Records contained in a dataset –
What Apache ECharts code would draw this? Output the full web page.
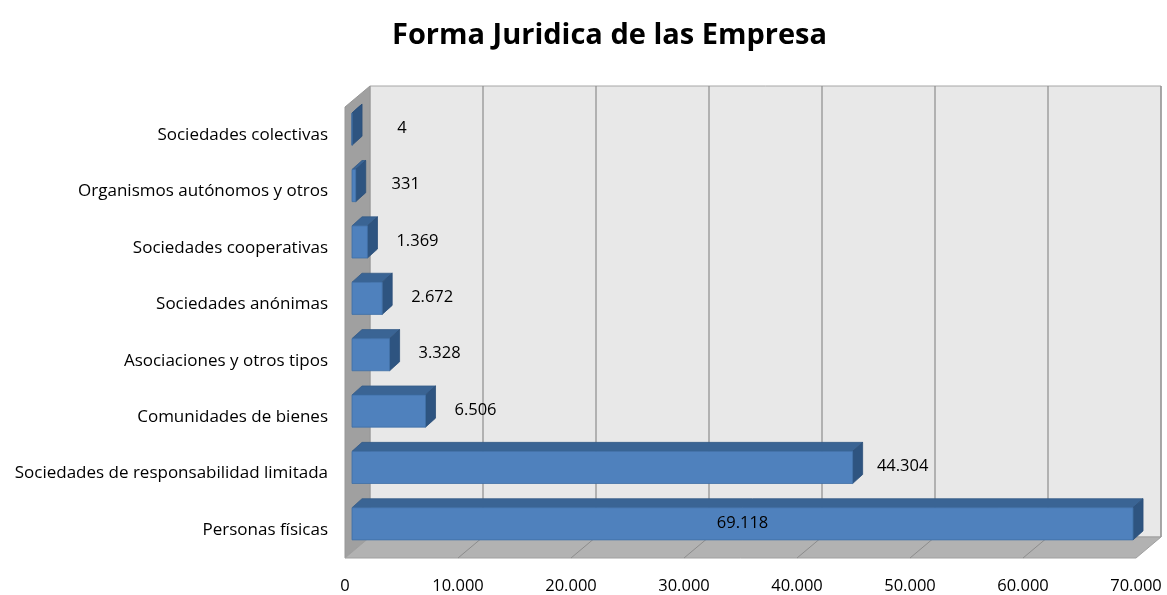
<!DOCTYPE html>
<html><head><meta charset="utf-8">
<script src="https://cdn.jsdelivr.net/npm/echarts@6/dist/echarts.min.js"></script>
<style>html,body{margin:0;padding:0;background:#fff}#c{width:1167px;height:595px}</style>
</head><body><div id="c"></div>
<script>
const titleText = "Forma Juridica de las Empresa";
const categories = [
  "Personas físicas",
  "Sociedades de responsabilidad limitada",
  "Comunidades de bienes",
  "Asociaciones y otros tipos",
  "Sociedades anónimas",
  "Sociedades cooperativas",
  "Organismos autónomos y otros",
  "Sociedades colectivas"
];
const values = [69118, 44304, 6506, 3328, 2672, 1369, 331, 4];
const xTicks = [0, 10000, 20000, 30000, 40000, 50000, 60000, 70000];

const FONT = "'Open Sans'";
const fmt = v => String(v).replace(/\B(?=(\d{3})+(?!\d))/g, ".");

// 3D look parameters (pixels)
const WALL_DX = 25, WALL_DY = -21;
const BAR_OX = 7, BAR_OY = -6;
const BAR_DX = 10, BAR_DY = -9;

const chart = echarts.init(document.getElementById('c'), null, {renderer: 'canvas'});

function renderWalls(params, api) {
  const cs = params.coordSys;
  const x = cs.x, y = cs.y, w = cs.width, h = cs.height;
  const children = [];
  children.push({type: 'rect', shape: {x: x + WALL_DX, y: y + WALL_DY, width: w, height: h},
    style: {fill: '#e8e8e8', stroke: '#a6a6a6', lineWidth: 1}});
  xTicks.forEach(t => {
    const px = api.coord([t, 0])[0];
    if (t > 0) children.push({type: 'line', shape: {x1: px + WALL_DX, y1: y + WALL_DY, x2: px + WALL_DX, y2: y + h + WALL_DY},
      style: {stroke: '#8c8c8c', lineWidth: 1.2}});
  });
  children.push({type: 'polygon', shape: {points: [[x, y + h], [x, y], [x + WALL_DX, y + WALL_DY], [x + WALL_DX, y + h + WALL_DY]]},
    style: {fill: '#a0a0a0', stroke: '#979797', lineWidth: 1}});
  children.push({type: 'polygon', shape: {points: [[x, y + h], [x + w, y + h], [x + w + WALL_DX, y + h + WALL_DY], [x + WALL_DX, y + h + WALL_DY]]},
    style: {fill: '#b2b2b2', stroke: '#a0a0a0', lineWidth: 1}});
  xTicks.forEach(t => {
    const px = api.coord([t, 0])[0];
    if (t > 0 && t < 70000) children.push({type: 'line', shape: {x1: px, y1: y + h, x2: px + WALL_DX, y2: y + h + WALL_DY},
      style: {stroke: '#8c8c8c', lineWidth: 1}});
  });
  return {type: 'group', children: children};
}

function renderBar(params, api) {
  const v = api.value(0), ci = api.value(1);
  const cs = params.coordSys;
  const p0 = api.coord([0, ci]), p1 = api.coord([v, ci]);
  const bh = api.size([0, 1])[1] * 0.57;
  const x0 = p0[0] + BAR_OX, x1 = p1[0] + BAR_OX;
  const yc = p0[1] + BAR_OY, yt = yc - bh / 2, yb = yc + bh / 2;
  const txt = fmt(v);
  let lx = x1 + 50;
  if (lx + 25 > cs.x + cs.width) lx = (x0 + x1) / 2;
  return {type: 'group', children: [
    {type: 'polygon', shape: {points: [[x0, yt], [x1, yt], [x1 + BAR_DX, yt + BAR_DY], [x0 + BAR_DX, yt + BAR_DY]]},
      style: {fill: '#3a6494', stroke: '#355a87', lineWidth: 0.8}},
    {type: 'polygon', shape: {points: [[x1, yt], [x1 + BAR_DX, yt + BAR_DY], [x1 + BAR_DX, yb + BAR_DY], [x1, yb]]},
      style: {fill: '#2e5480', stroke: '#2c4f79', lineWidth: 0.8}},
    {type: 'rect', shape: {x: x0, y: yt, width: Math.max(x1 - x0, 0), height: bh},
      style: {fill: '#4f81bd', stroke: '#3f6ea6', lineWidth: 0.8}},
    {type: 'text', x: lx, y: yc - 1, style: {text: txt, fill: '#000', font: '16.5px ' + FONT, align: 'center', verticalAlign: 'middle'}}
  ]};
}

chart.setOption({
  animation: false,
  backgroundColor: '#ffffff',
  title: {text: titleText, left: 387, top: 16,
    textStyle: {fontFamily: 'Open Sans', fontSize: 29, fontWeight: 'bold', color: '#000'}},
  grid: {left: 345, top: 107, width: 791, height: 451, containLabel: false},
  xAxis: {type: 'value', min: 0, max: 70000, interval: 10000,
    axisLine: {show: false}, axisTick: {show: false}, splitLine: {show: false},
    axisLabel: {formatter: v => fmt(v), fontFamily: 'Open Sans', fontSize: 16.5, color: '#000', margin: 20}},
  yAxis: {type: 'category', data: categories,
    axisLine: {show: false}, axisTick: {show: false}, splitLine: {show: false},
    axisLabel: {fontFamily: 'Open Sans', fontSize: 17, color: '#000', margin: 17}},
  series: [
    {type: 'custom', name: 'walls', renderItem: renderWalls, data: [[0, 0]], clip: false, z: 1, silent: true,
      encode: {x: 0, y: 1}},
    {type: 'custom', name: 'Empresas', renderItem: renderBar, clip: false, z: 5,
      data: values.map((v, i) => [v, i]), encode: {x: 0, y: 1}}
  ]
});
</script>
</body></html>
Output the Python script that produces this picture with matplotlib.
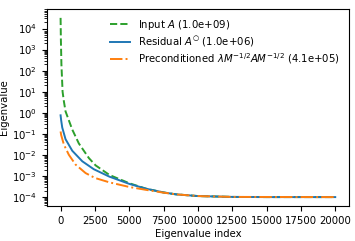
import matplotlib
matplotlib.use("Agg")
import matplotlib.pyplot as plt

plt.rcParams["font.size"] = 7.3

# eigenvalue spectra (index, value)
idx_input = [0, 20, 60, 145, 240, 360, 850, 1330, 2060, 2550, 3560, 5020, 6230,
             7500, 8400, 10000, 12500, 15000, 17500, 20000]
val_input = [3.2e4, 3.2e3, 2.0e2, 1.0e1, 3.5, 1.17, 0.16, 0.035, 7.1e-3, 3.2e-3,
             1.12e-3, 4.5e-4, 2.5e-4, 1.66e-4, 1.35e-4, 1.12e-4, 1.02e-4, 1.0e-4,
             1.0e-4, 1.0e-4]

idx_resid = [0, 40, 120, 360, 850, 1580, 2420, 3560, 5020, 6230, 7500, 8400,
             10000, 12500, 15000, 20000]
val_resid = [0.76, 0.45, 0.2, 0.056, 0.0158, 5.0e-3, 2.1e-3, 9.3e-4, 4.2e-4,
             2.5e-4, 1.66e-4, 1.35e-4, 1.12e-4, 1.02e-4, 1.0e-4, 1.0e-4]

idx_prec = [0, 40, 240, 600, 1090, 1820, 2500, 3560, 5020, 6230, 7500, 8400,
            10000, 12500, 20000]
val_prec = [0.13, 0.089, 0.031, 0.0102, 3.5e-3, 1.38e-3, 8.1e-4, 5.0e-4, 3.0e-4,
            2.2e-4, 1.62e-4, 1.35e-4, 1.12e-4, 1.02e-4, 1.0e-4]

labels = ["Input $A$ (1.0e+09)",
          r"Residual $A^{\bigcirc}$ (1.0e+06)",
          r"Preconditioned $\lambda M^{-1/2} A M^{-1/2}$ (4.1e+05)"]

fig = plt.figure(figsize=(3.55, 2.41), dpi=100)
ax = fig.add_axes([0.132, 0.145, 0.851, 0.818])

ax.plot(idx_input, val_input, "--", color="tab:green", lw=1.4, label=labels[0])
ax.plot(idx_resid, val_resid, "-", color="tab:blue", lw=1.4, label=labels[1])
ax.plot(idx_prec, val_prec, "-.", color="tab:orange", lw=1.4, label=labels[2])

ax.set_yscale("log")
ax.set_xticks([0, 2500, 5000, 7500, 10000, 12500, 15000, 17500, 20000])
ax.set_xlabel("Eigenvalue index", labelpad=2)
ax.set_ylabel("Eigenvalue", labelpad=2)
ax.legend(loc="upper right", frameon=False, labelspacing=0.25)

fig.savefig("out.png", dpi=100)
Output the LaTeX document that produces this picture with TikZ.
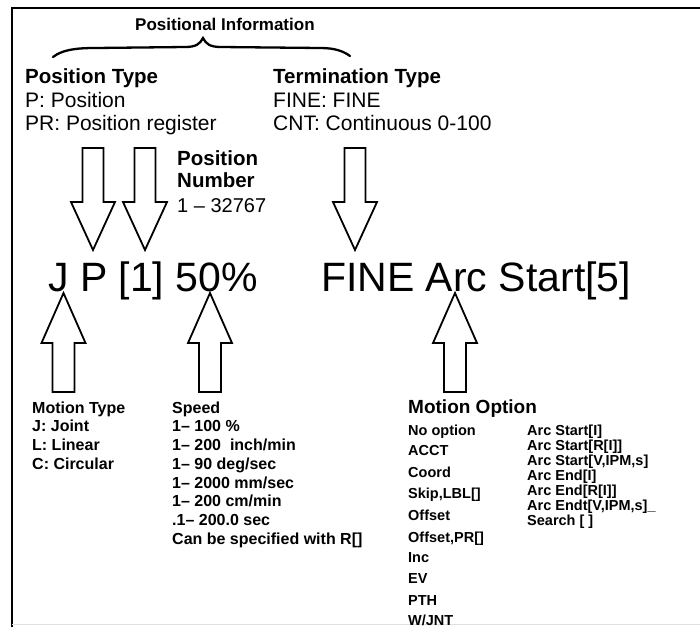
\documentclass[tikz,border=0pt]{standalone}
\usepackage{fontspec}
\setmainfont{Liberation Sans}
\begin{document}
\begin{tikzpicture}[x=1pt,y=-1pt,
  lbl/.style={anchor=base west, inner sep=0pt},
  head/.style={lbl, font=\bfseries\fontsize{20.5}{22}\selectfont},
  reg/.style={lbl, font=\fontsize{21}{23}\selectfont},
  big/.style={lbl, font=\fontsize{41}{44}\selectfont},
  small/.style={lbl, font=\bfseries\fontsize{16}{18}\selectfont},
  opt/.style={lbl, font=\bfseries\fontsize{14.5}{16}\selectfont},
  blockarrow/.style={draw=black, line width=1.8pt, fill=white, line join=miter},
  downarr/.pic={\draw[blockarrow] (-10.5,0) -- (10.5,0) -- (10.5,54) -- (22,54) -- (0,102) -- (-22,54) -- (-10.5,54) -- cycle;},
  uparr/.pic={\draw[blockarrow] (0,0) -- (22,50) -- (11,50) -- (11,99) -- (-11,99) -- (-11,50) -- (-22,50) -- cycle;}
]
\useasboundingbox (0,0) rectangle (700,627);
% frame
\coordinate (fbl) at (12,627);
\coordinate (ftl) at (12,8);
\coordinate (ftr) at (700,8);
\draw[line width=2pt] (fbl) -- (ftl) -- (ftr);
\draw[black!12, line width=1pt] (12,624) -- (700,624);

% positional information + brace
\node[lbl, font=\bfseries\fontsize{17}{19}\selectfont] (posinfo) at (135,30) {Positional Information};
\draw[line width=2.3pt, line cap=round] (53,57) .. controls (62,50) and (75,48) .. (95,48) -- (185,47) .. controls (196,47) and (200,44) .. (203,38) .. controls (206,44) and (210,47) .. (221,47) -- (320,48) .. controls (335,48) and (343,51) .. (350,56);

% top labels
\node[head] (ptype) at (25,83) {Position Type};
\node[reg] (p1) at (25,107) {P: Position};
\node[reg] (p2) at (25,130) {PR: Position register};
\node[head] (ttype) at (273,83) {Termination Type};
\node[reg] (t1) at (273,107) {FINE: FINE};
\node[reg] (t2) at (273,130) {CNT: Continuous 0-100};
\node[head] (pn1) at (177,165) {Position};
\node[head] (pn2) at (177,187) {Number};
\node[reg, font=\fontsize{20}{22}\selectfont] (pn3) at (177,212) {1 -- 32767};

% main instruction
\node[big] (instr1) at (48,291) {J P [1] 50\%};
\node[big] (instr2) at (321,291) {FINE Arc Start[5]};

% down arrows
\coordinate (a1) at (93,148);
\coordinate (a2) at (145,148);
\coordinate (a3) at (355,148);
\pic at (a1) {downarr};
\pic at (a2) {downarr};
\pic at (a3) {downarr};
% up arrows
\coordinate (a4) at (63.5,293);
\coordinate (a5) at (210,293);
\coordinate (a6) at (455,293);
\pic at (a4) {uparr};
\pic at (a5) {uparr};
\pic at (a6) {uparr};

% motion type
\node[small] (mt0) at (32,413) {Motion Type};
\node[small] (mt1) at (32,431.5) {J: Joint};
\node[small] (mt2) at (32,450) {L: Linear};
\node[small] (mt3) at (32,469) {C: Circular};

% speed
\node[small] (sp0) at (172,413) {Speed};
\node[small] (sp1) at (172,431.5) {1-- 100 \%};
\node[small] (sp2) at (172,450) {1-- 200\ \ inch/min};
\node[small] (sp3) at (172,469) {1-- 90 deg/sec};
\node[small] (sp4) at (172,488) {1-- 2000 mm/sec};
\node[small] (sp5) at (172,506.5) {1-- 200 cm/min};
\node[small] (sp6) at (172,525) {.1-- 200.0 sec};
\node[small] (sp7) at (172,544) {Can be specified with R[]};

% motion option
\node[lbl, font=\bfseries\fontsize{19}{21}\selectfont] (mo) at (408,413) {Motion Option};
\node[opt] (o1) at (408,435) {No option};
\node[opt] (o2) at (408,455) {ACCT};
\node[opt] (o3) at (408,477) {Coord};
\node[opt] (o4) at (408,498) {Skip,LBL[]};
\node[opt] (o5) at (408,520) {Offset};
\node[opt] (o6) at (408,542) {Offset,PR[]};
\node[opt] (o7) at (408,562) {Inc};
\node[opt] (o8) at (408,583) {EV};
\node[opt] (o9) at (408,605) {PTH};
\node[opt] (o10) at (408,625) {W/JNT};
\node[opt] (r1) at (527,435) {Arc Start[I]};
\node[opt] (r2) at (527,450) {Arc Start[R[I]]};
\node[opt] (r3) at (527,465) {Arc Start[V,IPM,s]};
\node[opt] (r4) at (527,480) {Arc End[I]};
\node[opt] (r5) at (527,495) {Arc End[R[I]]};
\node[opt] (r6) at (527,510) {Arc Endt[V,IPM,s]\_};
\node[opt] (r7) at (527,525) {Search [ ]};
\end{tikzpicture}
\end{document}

Written problem – The lines from the top of the data above through the one holding "const fmt = v" are to be repeated exactly, and only those, with no pictures.

Written reply –
What Apache ECharts code would draw this? Output the full web page.
<!DOCTYPE html>
<html><head><meta charset="utf-8">
<script src="https://cdn.jsdelivr.net/npm/echarts@6/dist/echarts.min.js"></script>
<style>html,body{margin:0;padding:0;background:#fff}#c{width:1167px;height:595px}</style>
</head><body><div id="c"></div>
<script>
const titleText = "Forma Juridica de las Empresa";
const categories = [
  "Personas físicas",
  "Sociedades de responsabilidad limitada",
  "Comunidades de bienes",
  "Asociaciones y otros tipos",
  "Sociedades anónimas",
  "Sociedades cooperativas",
  "Organismos autónomos y otros",
  "Sociedades colectivas"
];
const values = [69118, 44304, 6506, 3328, 2672, 1369, 331, 4];
const xTicks = [0, 10000, 20000, 30000, 40000, 50000, 60000, 70000];

const FONT = "'Open Sans'";
const fmt = v => String(v).replace(/\B(?=(\d{3})+(?!\d))/g, ".");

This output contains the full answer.